**Written instruction**
What follows is a set of entries. Give them again exactly, without the pictures.

Plotting code records
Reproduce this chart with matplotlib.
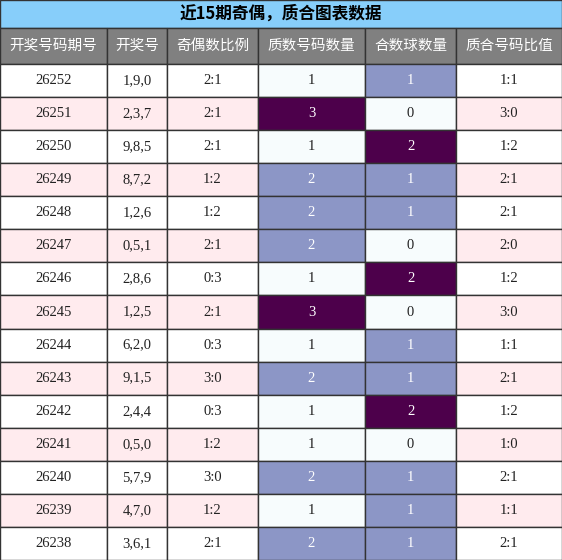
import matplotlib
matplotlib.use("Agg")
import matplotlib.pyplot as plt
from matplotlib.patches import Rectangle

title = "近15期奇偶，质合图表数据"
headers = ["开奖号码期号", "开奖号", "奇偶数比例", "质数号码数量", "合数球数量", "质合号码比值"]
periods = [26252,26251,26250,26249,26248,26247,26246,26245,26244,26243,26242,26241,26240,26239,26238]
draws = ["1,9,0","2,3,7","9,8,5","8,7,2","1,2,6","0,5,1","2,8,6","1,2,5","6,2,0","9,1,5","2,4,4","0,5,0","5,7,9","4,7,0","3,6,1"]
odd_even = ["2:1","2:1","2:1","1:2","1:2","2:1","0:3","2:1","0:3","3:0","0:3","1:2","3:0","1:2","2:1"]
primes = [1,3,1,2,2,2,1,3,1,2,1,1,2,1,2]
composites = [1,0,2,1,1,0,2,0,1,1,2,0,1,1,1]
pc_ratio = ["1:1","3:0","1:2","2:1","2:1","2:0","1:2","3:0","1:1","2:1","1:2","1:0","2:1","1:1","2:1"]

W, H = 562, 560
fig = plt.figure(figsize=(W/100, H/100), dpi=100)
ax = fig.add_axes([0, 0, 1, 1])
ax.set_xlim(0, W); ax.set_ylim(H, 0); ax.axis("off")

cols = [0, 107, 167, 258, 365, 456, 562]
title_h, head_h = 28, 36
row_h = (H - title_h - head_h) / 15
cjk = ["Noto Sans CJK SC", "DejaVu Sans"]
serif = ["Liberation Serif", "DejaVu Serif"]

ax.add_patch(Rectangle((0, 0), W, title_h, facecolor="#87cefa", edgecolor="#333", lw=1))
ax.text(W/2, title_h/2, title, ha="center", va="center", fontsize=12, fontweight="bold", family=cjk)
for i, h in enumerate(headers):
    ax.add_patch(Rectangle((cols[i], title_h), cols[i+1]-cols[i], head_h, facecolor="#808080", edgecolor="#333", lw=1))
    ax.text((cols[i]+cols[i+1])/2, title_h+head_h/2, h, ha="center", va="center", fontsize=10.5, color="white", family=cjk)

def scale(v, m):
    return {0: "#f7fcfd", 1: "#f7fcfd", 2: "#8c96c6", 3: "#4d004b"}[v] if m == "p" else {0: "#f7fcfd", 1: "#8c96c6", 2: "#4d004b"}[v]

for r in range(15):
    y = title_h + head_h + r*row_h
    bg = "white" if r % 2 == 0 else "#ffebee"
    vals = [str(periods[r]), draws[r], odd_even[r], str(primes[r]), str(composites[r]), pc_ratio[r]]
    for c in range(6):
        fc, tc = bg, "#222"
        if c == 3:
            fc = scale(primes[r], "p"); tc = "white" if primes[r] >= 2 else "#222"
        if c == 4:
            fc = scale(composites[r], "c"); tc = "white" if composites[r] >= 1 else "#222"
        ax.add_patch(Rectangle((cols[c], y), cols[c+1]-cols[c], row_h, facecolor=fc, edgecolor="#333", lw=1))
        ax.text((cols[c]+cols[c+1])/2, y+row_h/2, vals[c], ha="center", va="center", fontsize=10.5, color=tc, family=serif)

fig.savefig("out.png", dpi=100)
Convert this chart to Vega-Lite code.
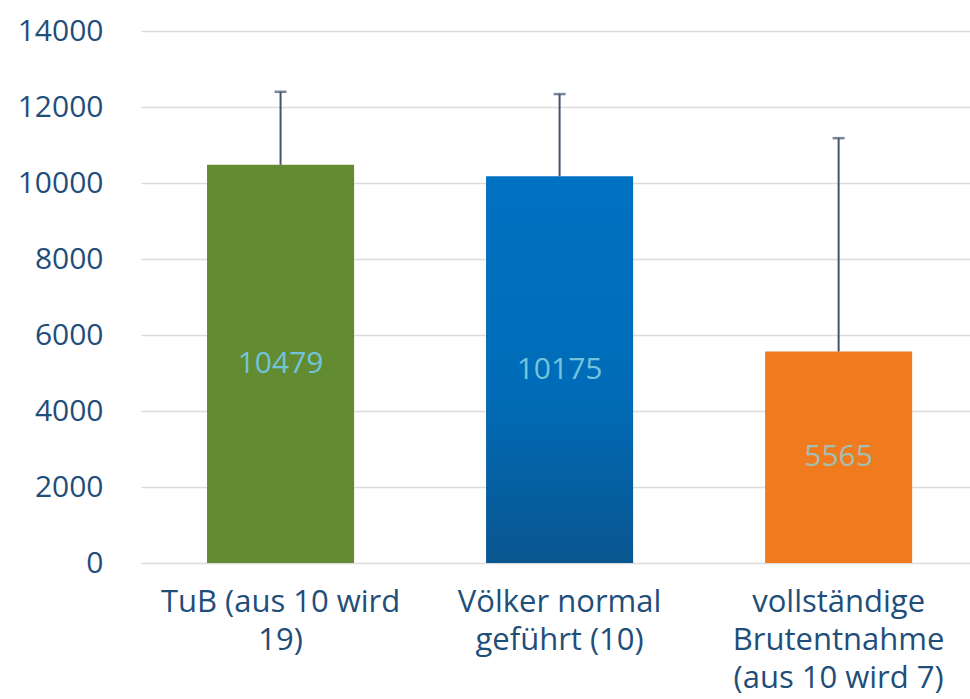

**Response**
Reproduce this chart with matplotlib.
import matplotlib
matplotlib.use("Agg")
import matplotlib.pyplot as plt
from matplotlib.patches import Rectangle

title = "近15期奇偶，质合图表数据"
headers = ["开奖号码期号", "开奖号", "奇偶数比例", "质数号码数量", "合数球数量", "质合号码比值"]
periods = [26252,26251,26250,26249,26248,26247,26246,26245,26244,26243,26242,26241,26240,26239,26238]
draws = ["1,9,0","2,3,7","9,8,5","8,7,2","1,2,6","0,5,1","2,8,6","1,2,5","6,2,0","9,1,5","2,4,4","0,5,0","5,7,9","4,7,0","3,6,1"]
odd_even = ["2:1","2:1","2:1","1:2","1:2","2:1","0:3","2:1","0:3","3:0","0:3","1:2","3:0","1:2","2:1"]
primes = [1,3,1,2,2,2,1,3,1,2,1,1,2,1,2]
composites = [1,0,2,1,1,0,2,0,1,1,2,0,1,1,1]
pc_ratio = ["1:1","3:0","1:2","2:1","2:1","2:0","1:2","3:0","1:1","2:1","1:2","1:0","2:1","1:1","2:1"]

W, H = 562, 560
fig = plt.figure(figsize=(W/100, H/100), dpi=100)
ax = fig.add_axes([0, 0, 1, 1])
ax.set_xlim(0, W); ax.set_ylim(H, 0); ax.axis("off")

cols = [0, 107, 167, 258, 365, 456, 562]
title_h, head_h = 28, 36
row_h = (H - title_h - head_h) / 15
cjk = ["Noto Sans CJK SC", "DejaVu Sans"]
serif = ["Liberation Serif", "DejaVu Serif"]

ax.add_patch(Rectangle((0, 0), W, title_h, facecolor="#87cefa", edgecolor="#333", lw=1))
ax.text(W/2, title_h/2, title, ha="center", va="center", fontsize=12, fontweight="bold", family=cjk)
for i, h in enumerate(headers):
    ax.add_patch(Rectangle((cols[i], title_h), cols[i+1]-cols[i], head_h, facecolor="#808080", edgecolor="#333", lw=1))
    ax.text((cols[i]+cols[i+1])/2, title_h+head_h/2, h, ha="center", va="center", fontsize=10.5, color="white", family=cjk)

def scale(v, m):
    return {0: "#f7fcfd", 1: "#f7fcfd", 2: "#8c96c6", 3: "#4d004b"}[v] if m == "p" else {0: "#f7fcfd", 1: "#8c96c6", 2: "#4d004b"}[v]

for r in range(15):
    y = title_h + head_h + r*row_h
    bg = "white" if r % 2 == 0 else "#ffebee"
    vals = [str(periods[r]), draws[r], odd_even[r], str(primes[r]), str(composites[r]), pc_ratio[r]]
    for c in range(6):
        fc, tc = bg, "#222"
        if c == 3:
            fc = scale(primes[r], "p"); tc = "white" if primes[r] >= 2 else "#222"
        if c == 4:
            fc = scale(composites[r], "c"); tc = "white" if composites[r] >= 1 else "#222"
        ax.add_patch(Rectangle((cols[c], y), cols[c+1]-cols[c], row_h, facecolor=fc, edgecolor="#333", lw=1))
        ax.text((cols[c]+cols[c+1])/2, y+row_h/2, vals[c], ha="center", va="center", fontsize=10.5, color=tc, family=serif)

fig.savefig("out.png", dpi=100)
Convert this chart to Vega-Lite code.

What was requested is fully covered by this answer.